Enough differences exist between stamps printed from the original die and imitations to avoid serious risk of confusion. However, one well accepted test apart from the paper and ink color is in the extension of the frame line at the bottom left of the central portrait. In the imitation, the frame line extends to the frame line at the top of the box containing the words "ELUA KENETA." In stamps from the original die, the frame line stops short.

Scott 50 corner zoom
Zoom of corner frame line of the imitation, Scott No. 50
Scott No. 51 Zoom In
Zoom of corner frame line of Scott No. 51, from the original die

RE-ISSUE OF 1889, THE SECOND RE-ISSUE

The original die was discovered in the post office vault in 1887. Eventually, the postmaster decided to send the die to the American Bank Note Company to be restored so more stamps could be printed from the original die. The die was restored and a new plate was made of fifteen subjects. They were printed in a carmine red color on yellowish paper. This paper has a watermark R & M sometimes visible in the margins or in stamps from the outer rows or columns. In 1892, remainders were overprinted with the word "REPRINT" by the Robert Grieve Company in Honolulu. The first order for these stamps was to make 7,500. A second printing of 30,000 was placed in 1890. Of the total 37,500, about 24,000 were overprinted. Remainders of the overprints were destroyed by order of the post office in 1897, at which time 13,873 of these stamps were burned. Thus, we are left with about 13,500 stamps without overprint and about 10,100 overprinted stamps.

Scott No. 51
Scott No. 51s

Re-issue of 1889, Scott No. 51

1889 re-issue stamp, overprinted in Honolulu in 1892, Scott No. 51S


Students of this issue have sought evidence of retouches to the die in the 1889 re-issue. A notable retouch is said to exist immediately to the right (our left as we view it) of the King's nose where there are three sharp shade lines running nearly parallel to the bridge of the nose from the corner of the King's right eye nearest the nose to the mustache. Meyer-Harris focused on these lines as retouching evidence. However, the same three lines appear on plate proofs from the lithograph stone and also can be seen in the lithographed stamps themselves, although weaker. These shade lines apparently were strengthened, but not added, in the retouch of the die.

lithograph proof

lithograph proof nose
Zoom image of the shade lines lay the left side of the nose on a lithograph proof; the ink skip "donut hole" in the left leaf panel shows this proof is from the lithograph stone
Scott 28 nose 1200-2
Zoom image of the shade lines on Scott No. 28, showing the same three shade lines to the left of the King's nose, although they are weak in these stamps
Scott 29 nose 1200-1
Zoom image of the shade lines to the left of the nose in Scott No. 29, the 1869 first engraved issue
Scott 50 nose
Zoom image of the left side of the nose on the 1885 imitation; no shade lines
Scott No. 51 Zoom In
Zoom image of the more pronounced shade lines in the 1889 re-issue, Scott No. 51

BOSTON LITHOGRAPH BIBLIOGRAPHY

  • Meyer, Henry A., and Harris, Rear Adm.
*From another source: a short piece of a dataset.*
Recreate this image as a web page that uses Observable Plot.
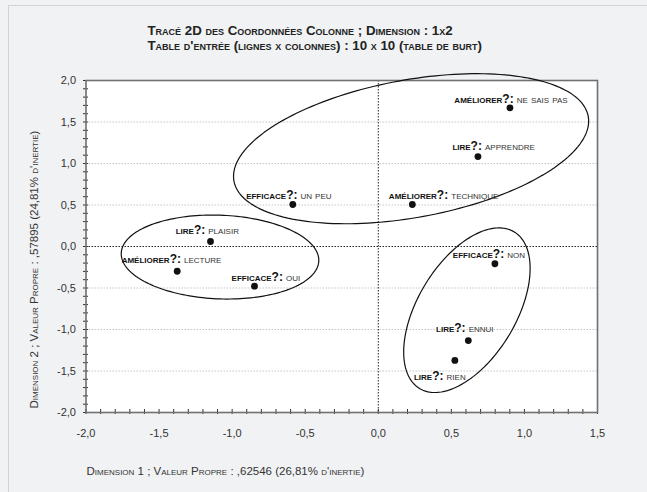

Frederic R., et al., Hawaii, Its Stamps and Postal History; Chapter 18, "The Kamehameha IV or 'Boston Lithographed' Issue", p. 175-186, The Philatelic Foundation, New York, 1948. A comprehensive discussion of the issue, but with no conclusions regarding the stone layout.
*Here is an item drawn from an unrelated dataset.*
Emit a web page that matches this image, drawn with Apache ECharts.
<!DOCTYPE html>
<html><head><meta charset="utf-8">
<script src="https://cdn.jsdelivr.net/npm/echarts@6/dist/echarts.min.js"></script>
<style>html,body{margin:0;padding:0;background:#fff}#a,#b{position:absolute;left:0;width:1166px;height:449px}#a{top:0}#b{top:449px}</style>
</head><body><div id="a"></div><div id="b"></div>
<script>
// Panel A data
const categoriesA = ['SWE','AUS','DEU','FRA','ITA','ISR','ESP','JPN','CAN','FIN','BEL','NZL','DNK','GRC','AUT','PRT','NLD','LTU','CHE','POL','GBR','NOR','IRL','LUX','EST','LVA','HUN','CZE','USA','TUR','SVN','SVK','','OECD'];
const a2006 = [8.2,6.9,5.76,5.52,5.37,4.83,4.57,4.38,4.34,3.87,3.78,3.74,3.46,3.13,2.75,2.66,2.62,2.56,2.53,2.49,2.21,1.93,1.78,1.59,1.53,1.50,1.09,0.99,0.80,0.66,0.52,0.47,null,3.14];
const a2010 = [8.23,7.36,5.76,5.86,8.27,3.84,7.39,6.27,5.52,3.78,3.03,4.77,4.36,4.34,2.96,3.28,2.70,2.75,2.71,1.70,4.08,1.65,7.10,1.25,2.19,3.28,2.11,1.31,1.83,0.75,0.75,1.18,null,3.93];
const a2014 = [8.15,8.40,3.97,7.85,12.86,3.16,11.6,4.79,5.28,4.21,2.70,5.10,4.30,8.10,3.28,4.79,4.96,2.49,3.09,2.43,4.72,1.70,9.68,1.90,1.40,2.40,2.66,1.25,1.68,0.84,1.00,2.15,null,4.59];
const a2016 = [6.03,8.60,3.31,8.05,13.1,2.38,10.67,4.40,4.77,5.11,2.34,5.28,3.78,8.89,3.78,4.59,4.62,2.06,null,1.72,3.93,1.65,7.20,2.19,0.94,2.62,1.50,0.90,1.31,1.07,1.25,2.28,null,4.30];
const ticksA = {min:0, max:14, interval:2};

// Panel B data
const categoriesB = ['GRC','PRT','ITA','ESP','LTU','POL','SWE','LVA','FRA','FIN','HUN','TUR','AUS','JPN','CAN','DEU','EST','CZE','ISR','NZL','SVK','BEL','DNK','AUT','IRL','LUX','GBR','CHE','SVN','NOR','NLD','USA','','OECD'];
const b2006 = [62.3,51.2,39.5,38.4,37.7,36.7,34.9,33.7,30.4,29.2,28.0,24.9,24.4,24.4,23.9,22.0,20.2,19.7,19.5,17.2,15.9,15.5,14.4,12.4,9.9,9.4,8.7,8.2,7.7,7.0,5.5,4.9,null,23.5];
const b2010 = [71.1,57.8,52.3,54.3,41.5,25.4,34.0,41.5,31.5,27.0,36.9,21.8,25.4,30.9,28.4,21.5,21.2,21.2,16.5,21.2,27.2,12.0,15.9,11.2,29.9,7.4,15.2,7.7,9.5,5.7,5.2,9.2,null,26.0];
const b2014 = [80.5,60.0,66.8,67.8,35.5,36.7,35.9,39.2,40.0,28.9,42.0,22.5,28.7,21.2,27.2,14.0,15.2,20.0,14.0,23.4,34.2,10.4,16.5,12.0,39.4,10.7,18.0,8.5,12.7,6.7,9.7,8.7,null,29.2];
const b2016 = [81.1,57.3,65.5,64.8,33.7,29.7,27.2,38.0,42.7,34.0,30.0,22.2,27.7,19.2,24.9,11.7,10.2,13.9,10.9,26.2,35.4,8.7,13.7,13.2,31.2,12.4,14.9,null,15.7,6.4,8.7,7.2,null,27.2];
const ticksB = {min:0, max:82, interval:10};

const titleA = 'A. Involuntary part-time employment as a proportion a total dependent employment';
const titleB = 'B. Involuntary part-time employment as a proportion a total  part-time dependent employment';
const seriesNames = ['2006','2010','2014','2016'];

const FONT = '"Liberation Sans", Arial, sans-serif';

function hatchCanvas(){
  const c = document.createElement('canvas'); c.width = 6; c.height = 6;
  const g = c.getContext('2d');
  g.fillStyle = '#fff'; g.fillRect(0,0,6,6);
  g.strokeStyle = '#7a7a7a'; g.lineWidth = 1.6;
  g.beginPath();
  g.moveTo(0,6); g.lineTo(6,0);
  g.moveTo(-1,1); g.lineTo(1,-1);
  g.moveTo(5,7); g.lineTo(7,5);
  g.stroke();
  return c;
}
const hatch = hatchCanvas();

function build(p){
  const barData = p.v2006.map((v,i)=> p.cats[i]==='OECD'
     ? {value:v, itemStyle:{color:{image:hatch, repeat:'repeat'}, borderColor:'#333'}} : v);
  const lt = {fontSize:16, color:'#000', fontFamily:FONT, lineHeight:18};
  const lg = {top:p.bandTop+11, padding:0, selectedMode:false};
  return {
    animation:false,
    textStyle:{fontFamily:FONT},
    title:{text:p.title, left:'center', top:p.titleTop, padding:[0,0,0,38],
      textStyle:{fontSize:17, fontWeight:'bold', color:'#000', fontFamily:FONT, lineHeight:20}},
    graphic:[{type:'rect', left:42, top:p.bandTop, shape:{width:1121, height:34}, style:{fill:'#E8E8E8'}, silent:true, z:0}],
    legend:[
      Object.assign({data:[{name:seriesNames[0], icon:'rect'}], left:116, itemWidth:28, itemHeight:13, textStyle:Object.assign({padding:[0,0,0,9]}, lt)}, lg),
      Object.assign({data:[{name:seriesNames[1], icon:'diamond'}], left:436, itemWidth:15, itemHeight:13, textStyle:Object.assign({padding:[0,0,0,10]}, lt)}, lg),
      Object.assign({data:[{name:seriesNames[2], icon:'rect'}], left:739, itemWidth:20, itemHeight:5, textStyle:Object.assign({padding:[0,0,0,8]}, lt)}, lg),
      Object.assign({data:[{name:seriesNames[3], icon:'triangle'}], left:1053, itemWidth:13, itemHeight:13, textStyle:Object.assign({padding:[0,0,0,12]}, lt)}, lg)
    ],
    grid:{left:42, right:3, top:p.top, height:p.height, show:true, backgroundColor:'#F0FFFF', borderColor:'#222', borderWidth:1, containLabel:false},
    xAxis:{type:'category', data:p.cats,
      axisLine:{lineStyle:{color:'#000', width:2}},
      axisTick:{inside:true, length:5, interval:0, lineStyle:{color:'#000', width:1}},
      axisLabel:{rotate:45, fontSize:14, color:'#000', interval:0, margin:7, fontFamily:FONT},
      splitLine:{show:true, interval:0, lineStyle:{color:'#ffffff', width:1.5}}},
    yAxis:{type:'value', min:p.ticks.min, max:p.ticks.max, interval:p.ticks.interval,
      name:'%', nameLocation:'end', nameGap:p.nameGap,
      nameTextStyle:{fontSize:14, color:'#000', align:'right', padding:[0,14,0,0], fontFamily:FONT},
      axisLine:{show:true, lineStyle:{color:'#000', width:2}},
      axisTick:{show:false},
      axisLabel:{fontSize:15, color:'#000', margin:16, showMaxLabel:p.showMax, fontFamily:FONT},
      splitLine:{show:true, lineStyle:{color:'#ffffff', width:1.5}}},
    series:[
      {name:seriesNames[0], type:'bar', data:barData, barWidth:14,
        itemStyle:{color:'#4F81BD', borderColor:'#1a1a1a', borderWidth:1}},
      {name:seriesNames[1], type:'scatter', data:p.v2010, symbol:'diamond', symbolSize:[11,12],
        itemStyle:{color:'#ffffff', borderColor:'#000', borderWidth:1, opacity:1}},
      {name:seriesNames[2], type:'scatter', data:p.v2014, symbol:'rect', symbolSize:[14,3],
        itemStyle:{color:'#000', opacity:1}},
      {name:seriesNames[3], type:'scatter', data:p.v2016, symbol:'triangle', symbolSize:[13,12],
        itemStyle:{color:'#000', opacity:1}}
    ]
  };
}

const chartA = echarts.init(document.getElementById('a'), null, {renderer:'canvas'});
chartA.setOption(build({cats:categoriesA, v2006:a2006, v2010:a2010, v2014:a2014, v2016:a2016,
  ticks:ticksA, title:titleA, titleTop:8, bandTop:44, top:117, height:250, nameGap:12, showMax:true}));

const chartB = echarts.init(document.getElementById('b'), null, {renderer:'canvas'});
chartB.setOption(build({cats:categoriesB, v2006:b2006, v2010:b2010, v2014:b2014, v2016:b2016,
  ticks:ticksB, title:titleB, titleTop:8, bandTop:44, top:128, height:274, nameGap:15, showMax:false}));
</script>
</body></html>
  • Ginther, Ralph B., "The Hawaiian Two Cent Imperforates", Stamps, Vol. 37, No. 5 [477], p. 153-154, Nov. 1, 1941. Excellent monograph collecting most of what was then known.


  • Luff, John N., "Hawaiian Islands - The Two Cents Lithographed And Engraved", The American Journal of Philately, Vol. 8, p. 244-246, May 1, 1895. Confusing on the early reprint and laid paper originals.


  • Diena, Dr. Emilio, "A Variety of the Two Cents of 1861, Lithographed, of the Hawaiian Islands", The London Philatelist, Vol. XXIX, [347], p. 258-260, November, 1920. Details the lithographic transfer flaw.